I have always had this image in my head of myself in a traumatic situation. I'm bawling, inconsolable, possibly in a heap on the floor, not really listening and what I'm saying cannot be understood. This is the "emergency room" Tonya that I've had in mind... and possibly even first-day-of-kindergarten Tonya. However, over the past year, this image has changed a great deal. I still don't see myself as a pillar of strength in the emergency room, but I am much more prepared for kindergarten than I thought I'd be.
I am amazed at how much Zach and I have both matured over this past year in preschool. He makes friends very easily, and I have done well at determining who the "best" friends are and getting to know their families. Knowing their families well is a must if he is ever going to go on a drop-off playdate! Zach continues to be a confident boy with excellent character, so I do not worry very much about him getting his feelings crushed (hurt, yes) or allowing kids around him to be mistreated. He knows about teasing, taunting and bullying (has experienced a little of it) and seems to be relatively unphased by it, while still coming to the aid of others who are being picked on. And, unless he becomes easily influenced by others, I do not see him ever being the bully. He will do well academically. He is so eager and excited to learn. Last night he read a 67 page book to me, Hop on Pop! He loves math, and is forever adding and subtracting random things. He is very ready. I worried a little about things like gym and music class. He did not like large groups, group games, loud noise or practicing anything at the beginning of the school year. But then he discovered soccer! He loves it. He has even chosen soccer camp over going to VBS with all of his preschool friends this summer. He is really blossoming in larger groups and is beginning to see the value in practicing. He is going to be just fine. Better than fine - he is going to be great! Which makes it so much easier for me to be excited about this new season. And so incredibly proud of my son. I have always said that my job is not to raise two little boys, but to raise up competent, confident men. He is a long way from all-grown-up, but he is off to a great start!
1 comment:
Tonya,
I have sobbed at the emergency room and been consoled by a stranger. I can say from experience when your child hurts you can feel their pain.

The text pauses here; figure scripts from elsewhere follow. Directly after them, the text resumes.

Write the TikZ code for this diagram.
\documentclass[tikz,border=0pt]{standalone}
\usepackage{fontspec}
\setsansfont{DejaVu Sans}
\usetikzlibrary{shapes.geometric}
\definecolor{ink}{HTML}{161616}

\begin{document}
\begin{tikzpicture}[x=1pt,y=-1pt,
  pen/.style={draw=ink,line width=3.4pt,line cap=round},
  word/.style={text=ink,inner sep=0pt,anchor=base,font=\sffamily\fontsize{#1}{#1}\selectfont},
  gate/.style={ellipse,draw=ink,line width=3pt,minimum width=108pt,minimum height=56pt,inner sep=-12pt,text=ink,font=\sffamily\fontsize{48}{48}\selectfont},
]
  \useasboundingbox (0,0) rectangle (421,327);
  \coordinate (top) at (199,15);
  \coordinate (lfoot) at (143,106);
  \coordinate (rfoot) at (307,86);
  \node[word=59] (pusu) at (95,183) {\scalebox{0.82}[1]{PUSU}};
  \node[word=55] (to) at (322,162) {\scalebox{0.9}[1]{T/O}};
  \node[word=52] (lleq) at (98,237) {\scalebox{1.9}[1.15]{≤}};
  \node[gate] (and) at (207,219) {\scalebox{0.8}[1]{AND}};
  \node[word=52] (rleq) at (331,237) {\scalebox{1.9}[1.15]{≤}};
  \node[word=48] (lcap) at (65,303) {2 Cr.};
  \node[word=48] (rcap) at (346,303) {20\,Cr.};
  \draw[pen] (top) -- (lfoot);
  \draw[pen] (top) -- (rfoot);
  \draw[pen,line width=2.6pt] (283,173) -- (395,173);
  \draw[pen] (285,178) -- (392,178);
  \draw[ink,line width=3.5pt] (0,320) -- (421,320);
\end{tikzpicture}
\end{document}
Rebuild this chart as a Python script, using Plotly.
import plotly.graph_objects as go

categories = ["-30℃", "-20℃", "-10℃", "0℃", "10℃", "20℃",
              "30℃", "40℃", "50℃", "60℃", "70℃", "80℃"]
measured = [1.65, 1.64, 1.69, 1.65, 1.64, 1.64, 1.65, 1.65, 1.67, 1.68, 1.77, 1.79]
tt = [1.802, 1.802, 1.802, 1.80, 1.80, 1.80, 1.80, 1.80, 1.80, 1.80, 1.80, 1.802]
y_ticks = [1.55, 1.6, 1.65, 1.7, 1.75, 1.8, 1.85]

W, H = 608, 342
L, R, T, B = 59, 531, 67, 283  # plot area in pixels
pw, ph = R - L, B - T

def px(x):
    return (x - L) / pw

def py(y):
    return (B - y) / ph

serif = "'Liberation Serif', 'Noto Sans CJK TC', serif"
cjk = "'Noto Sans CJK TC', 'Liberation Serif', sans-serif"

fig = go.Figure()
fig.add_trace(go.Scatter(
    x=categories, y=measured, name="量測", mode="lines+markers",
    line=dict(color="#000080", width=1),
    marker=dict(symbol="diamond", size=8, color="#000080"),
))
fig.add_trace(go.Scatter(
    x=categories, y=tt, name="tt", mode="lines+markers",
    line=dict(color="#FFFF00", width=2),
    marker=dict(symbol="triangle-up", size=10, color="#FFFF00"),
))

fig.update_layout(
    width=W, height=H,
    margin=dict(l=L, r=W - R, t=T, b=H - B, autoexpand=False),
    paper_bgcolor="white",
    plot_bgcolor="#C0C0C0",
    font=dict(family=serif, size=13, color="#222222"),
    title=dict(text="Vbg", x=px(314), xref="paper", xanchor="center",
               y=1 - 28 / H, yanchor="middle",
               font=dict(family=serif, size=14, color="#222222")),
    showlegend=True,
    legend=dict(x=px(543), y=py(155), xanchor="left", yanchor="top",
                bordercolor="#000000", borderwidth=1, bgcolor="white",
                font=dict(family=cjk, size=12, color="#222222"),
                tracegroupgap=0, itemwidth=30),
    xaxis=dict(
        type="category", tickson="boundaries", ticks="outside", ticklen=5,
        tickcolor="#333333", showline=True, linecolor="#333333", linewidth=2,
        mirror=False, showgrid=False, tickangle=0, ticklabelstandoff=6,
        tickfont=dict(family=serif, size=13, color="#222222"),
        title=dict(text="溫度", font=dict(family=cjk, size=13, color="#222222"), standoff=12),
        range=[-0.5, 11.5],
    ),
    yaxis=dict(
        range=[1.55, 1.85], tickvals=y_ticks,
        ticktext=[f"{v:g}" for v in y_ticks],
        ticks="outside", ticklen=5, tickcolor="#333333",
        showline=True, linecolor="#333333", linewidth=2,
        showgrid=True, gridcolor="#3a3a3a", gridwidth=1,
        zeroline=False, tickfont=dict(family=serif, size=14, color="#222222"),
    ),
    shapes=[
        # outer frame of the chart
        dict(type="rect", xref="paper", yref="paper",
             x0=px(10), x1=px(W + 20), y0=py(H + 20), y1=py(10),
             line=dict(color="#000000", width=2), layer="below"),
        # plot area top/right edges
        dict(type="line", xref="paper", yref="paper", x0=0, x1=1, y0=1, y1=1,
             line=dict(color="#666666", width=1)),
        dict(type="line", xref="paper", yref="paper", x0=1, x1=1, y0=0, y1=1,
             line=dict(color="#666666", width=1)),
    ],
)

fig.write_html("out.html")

I cried at the first day of kindergarden and the last day of kindergarden. The last day was worse than the first it was the end of lunches with mom. I cried the first day of first grade when I packed Maggie's lunch. I thought of all the lunch day talks we had the precious moments I didn't treasure until it was too late. Every day I pack a note in Maggie's lunch to tell her one reason she is special and that I love her. I hope these notes help cancel out some negative comment her classmate may have thrown at her that day. I know she shares these notes with her friends because "some kids don't get notes" she says. I also know she keeps some of them in her special box like I may run out of nice things to say about her some day. I can assure you this will never happen. I have gone to have lunch with her at school and it is not the same she is too busy eating to have a decent conversation. They don't get a long lunch. I just wanted to let you know you have done a great job with Zach. He is a good friend to others and he will have a support around him at all times. You have built a shield of armor around him with your love and praises. You both will be fine next year and the years after that. Maybe you will pack a lunch time note or just kiss a napkin. Even if you do nothing at all he will here your loving words in his head and carry God in his heart. You will be fine and if you do for some reason have to go to the emergency room call me and I will take care of you so you can take care of your boys.